Italian noblewoman and poet

Coat of arms of the da Camino family

Gaia da Camino (c. 1270 – after 14 August 1311) was an Italian noblewoman and poet hailing from Treviso, Italy. Her family was descended from the Lombards. She is mentioned briefly in Dante Alighieri's Divine Comedy.

== Biography ==
Gaia da Camino was born around 1270 in Treviso. Her father was Gherardo III da Camino, and the identity of her mother is unknown. There was speculation that her mother was Gherardo's second wife, Chiara della Torre, but no official record of this exists.

The da Camino family was of Lombard heritage, and likely related to the Collalto family. During Gaia's lifetime, the da Camino family was in its prime, and she grew up knowing a lifestyle of prominence and wealth. Gaia's father, Gherardo, was known to entertain many guests who were prominent in the art world, including Dante Alighieri and the troubadour Ferrarino da Ferrara.

Gaia married her cousin, Tolberto III da Camino, sometime prior to the summer of 1291, with a substantial dowry. She was made the universal heiress of Frixa, another noblewoman likely from Treviso, in 1302. In 1309, Gaia and Tolberto were commended for their protection of Venetian lands in a letter written to them by the Venetian doge Pietro Gradenigo.

Gaia's will was drafted on 14 August 1311, and she died shortly thereafter.

== Poetry ==
Commentators of the Divine Comedy noted that Gaia was a renowned poet, and that she was among the earliest Italian women to compose poetry in Occitan. However, no poems written by Gaia survive to this day and support these statements. Therefore, some scholars have argued that this claim is inaccurate and only reflects the fact that the da Camino court was a lively hub that gathered poets, writers, and artists from northern Italy. Similar statements have been made for other debated medieval women poets, such as Nina Siciliana. Gaia has also been associated to the earlier female Italian poet, Compiuta Donzella.

== In the Divine Comedy ==
Gaia is mentioned in Dante's Divine Comedy at the terrace of wrath in Canto XVI of Purgatorio, the second canticle of Dante's Divine Comedy. In this terrace, Dante meets Marco Lombardo, an unidentified character from Lombardy, with whom he discusses topics such as the influence of the stars on human behavior and the relationship between religious and political power. As Marco reviews the political corruption in Lombardy, he notes that only three individuals make an exception: Corrado da Palazzo of Brescia, Guido da Castello of Reggio Emilia, and Gherardo, Gaia's father.

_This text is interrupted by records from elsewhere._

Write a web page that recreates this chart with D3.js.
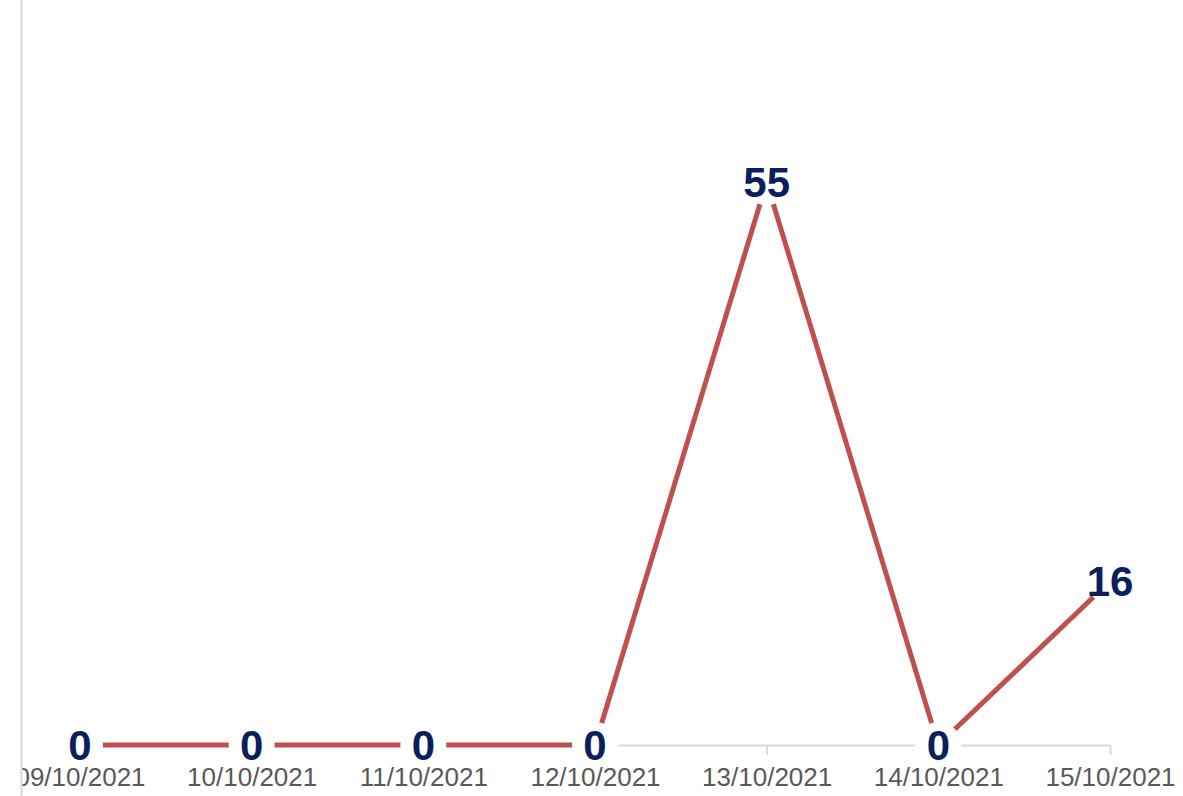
<!DOCTYPE html>
<html lang="en">
  <head>
    <meta charset="utf-8">
    <title>Daily values</title>
    <script type="text/javascript" src="https://cdn.jsdelivr.net/npm/d3@7/dist/d3.min.js"></script>
    <style type="text/css">
      body { margin: 0; background: #fff; }
      svg { display: block; }
      .axis text { font-family: "Liberation Sans", Arial, sans-serif; font-size: 26px; fill: #595959; }
      .axis path, .axis line { stroke: #d9d9d9; stroke-width: 2; }
      .label { font-family: "Liberation Sans", Arial, sans-serif; font-size: 42px; font-weight: bold; fill: #0b1f5c; }
    </style>
  </head>
  <body>
  <script type="text/javascript">

    const dates = ["09/10/2021", "10/10/2021", "11/10/2021", "12/10/2021", "13/10/2021", "14/10/2021", "15/10/2021"];
    const values = [0, 0, 0, 0, 55, 0, 16];

    const w = 1183;
    const h = 796;
    const margin = {top: 131, right: 73, bottom: 51, left: 80};
    const yMax = 60;

    const data = dates.map((d, i) => ({date: d, value: values[i]}));

    const svg = d3.select("body")
                  .append("svg")
                  .attr("width", w)
                  .attr("height", h);

    svg.append("clipPath")
       .attr("id", "plot-clip")
       .append("rect")
       .attr("x", 22)
       .attr("y", 0)
       .attr("width", w - 22)
       .attr("height", h);

    const xScale = d3.scalePoint()
                     .domain(dates)
                     .range([margin.left, w - margin.right]);

    const yScale = d3.scaleLinear()
                     .domain([0, yMax])
                     .range([h - margin.bottom, margin.top]);

    const g = svg.append("g").attr("clip-path", "url(#plot-clip)");

    // left border line
    svg.append("line")
       .attr("x1", 21.5).attr("x2", 21.5)
       .attr("y1", 0).attr("y2", h)
       .attr("stroke", "#d9d9d9")
       .attr("stroke-width", 2);

    // axis line and ticks, under the series
    const axisLine = g.append("g")
                      .attr("class", "axis")
                      .attr("transform", "translate(0," + yScale(0) + ")")
                      .call(d3.axisBottom(xScale).tickSize(10).tickSizeOuter(0).tickFormat(""));

    const line = d3.line()
                   .x(d => xScale(d.date))
                   .y(d => yScale(d.value));

    g.append("path")
     .datum(data)
     .attr("d", line)
     .attr("fill", "none")
     .attr("stroke", "#c0504d")
     .attr("stroke-width", 5);

    // white gap around each point, under the labels
    g.selectAll("circle.gap")
     .data(data)
     .enter()
     .append("circle")
     .attr("class", "gap")
     .attr("cx", d => xScale(d.date))
     .attr("cy", d => yScale(d.value))
     .attr("r", 23)
     .attr("fill", "#fff");

    // tick labels on top
    const axisText = g.append("g")
                      .attr("class", "axis")
                      .attr("transform", "translate(0," + yScale(0) + ")")
                      .call(d3.axisBottom(xScale).tickSize(10).tickSizeOuter(0).tickPadding(13));
    axisText.select(".domain").remove();
    axisText.selectAll(".tick line").remove();

    g.selectAll("text.label")
     .data(data)
     .enter()
     .append("text")
     .attr("class", "label")
     .attr("x", d => xScale(d.date))
     .attr("y", d => yScale(d.value))
     .attr("dy", "0.36em")
     .attr("text-anchor", "middle")
     .text(d => d.value);

  </script>
  </body>
</html>
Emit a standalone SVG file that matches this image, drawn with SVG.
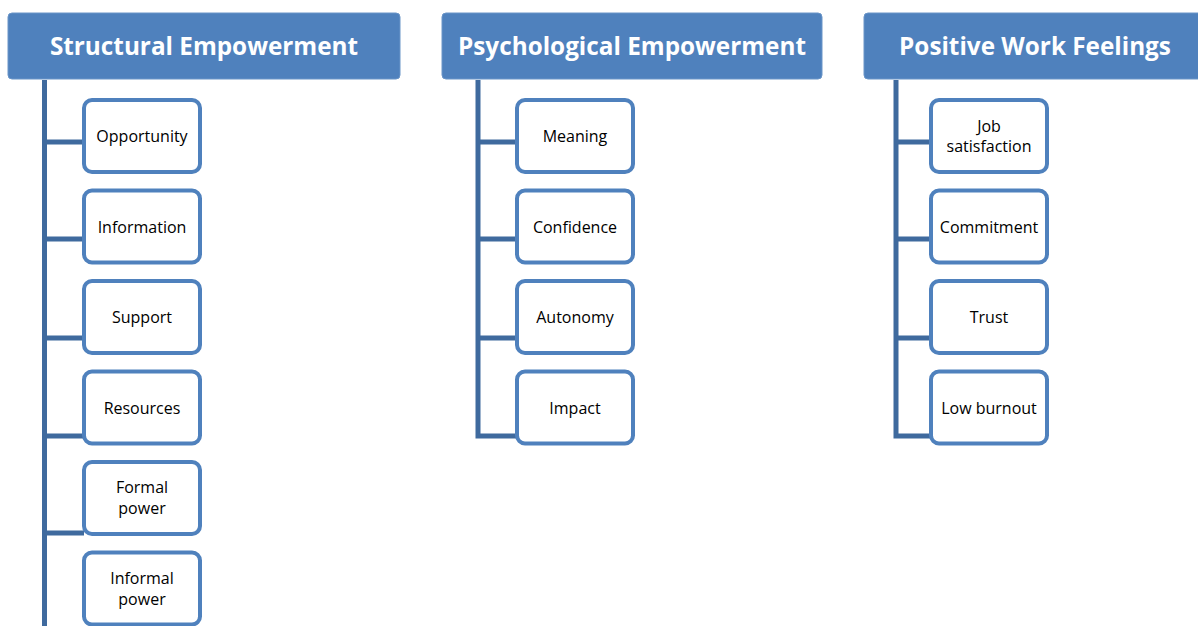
<svg xmlns="http://www.w3.org/2000/svg" width="1198" height="626" viewBox="0 0 1198 626">
<style>
.hdr{fill:#4F81BD;stroke:#6A95C8;stroke-width:1}
.ht{font-family:"Open Sans","Liberation Sans",sans-serif;font-weight:bold;font-size:24.3px;fill:#fff;text-anchor:middle;dominant-baseline:central}
.box{fill:#fff;stroke:#4F81BD;stroke-width:4}
.bt{font-family:"Open Sans","Liberation Sans",sans-serif;font-size:16px;fill:#000;text-anchor:middle;dominant-baseline:central}
.con{fill:none;stroke:#3F6A9E;stroke-width:5}
</style>
<g id="connectors">
<path class="con" d="M44.5 80V626M44.5 142H84M44.5 239H84M44.5 338H84M44.5 436H84M44.5 533H84"/>
<path class="con" d="M478 80V436H518M478 142H518M478 239H518M478 338H518"/>
<path class="con" d="M896 80V436H931M896 142H931M896 239H931M896 338H931"/>
</g>
<g id="h1"><rect class="hdr" x="8" y="13" width="392" height="66" rx="4"/><text class="ht" x="204" y="45">Structural Empowerment</text></g>
<g id="h2"><rect class="hdr" x="442" y="13" width="380" height="66" rx="4"/><text class="ht" x="632" y="45">Psychological Empowerment</text></g>
<g id="h3"><rect class="hdr" x="864" y="13" width="342" height="66" rx="4"/><text class="ht" x="1035" y="45">Positive Work Feelings</text></g>
<g id="s1"><rect class="box" x="84" y="100" width="116" height="72" rx="8"/><text class="bt" x="142" y="136">Opportunity</text></g>
<g id="s2"><rect class="box" x="84" y="190.5" width="116" height="72" rx="8"/><text class="bt" x="142" y="226.5">Information</text></g>
<g id="s3"><rect class="box" x="84" y="281" width="116" height="72" rx="8"/><text class="bt" x="142" y="317">Support</text></g>
<g id="s4"><rect class="box" x="84" y="371.5" width="116" height="72" rx="8"/><text class="bt" x="142" y="407.5">Resources</text></g>
<g id="s5"><rect class="box" x="84" y="462" width="116" height="72" rx="8"/><text class="bt" x="142" y="487">Formal</text><text class="bt" x="142" y="508">power</text></g>
<g id="s6"><rect class="box" x="84" y="552.5" width="116" height="72" rx="8"/><text class="bt" x="142" y="577.5">Informal</text><text class="bt" x="142" y="598.5">power</text></g>
<g id="p1"><rect class="box" x="517" y="100" width="116" height="72" rx="8"/><text class="bt" x="575" y="136">Meaning</text></g>
<g id="p2"><rect class="box" x="517" y="190.5" width="116" height="72" rx="8"/><text class="bt" x="575" y="226.5">Confidence</text></g>
<g id="p3"><rect class="box" x="517" y="281" width="116" height="72" rx="8"/><text class="bt" x="575" y="317">Autonomy</text></g>
<g id="p4"><rect class="box" x="517" y="371.5" width="116" height="72" rx="8"/><text class="bt" x="575" y="407.5">Impact</text></g>
<g id="w1"><rect class="box" x="931" y="100" width="116" height="72" rx="8"/><text class="bt" x="989" y="126">Job</text><text class="bt" x="989" y="146">satisfaction</text></g>
<g id="w2"><rect class="box" x="931" y="190.5" width="116" height="72" rx="8"/><text class="bt" x="989" y="226.5">Commitment</text></g>
<g id="w3"><rect class="box" x="931" y="281" width="116" height="72" rx="8"/><text class="bt" x="989" y="317">Trust</text></g>
<g id="w4"><rect class="box" x="931" y="371.5" width="116" height="72" rx="8"/><text class="bt" x="989" y="407.5">Low burnout</text></g>
</svg>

Despite the fact that the historical Dante had been a guest of the Da Camino in more than one occasion, the fictional Dante is not familiar with Gherardo and asks Marco who he is. In his reply, Lombardo refers to both Gherardo and Gaia.

"But who is this Gherardo, who, you say
Is left as an example of a race extinct,
Rebuking this barbaric age?'

'Either your speech deceives me,' he replied,
or it puts me to the test, for, speaking Tuscan,
how is it you know nothing of the good Gherardo?

'I know him by no other name unless
I were to take one from his daughter, Gaia.
May God be with you. I come with you no farther.
— Dante Alighieri

Through Marco Lombardo, Gherardo is described as "good," attesting to the prospect that Dante thought highly of Gherardo. Dante associates Gaia with her father here as a commendation of virtue, and implies that Gaia's name was widely recognizable at his time.

Commentators of the Divine Comedy have further elaborated on Dante's reference to Gaia's notoriety by labeling her as either a dissolute woman (Jacopo della Lana, Benvenuto da Imola) or a paragon of virtue (Francesco da Buti, Cristoforo Landino). Other commentators (Giovanni da Serravalle) have hypothesized that this controversy regarding Gaia's personality was because two homonym women, both named Gaia da Camino, lived at the same time and had very different personalities.

== Legacy ==
Gaia's thirteenth-century residence, known as Casa Gaia, still stands in Portobuffolé, and is open to tourists. It includes a museum.